> [Goal]
Say how many lines include the word "document", using only a number.

> [Data in this exercise]
================

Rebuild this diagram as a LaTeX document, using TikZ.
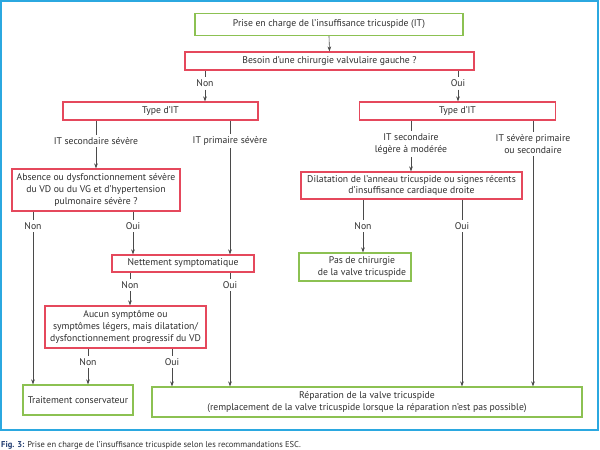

================

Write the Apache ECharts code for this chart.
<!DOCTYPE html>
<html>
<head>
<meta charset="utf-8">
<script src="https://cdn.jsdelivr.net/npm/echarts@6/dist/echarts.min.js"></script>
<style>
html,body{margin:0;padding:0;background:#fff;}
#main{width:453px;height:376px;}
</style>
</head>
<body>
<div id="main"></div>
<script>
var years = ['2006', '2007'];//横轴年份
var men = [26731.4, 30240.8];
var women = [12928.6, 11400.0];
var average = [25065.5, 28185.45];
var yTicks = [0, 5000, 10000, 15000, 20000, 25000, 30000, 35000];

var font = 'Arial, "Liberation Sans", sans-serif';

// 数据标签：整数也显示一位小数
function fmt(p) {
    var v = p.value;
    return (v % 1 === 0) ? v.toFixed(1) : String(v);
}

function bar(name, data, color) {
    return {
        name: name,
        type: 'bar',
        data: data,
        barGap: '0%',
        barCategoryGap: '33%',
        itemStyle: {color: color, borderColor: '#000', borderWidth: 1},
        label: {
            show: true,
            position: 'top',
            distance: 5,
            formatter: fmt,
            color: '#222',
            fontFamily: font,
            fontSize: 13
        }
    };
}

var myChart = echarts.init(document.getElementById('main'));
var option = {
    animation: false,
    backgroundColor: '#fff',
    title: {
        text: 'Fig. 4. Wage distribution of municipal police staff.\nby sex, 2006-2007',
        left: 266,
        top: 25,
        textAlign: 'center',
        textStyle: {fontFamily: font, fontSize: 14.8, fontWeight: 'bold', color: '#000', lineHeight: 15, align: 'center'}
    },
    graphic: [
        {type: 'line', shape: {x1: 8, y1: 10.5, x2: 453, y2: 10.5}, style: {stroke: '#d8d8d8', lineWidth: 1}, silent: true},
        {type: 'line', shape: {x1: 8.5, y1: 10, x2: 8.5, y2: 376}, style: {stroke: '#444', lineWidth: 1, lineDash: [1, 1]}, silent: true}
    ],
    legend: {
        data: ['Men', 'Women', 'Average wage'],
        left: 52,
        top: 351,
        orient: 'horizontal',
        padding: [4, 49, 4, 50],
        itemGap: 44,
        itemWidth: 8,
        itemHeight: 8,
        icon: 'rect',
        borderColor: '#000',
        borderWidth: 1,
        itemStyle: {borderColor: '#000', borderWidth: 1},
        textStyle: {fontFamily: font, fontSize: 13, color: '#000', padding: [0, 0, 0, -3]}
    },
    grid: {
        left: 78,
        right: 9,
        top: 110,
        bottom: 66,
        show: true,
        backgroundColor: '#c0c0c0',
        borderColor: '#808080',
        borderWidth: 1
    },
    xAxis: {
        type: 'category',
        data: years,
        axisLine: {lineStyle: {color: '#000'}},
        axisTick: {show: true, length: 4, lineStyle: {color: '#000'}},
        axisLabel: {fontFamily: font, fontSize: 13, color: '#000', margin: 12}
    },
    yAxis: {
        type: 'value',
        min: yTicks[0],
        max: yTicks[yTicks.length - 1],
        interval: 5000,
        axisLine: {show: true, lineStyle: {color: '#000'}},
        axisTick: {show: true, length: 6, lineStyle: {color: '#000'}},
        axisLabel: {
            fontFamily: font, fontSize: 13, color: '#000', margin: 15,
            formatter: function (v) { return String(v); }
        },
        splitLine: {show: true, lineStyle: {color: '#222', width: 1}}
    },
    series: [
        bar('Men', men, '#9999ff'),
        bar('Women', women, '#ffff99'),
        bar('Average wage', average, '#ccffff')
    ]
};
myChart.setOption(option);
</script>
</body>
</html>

================

> [Answer to this problem]
2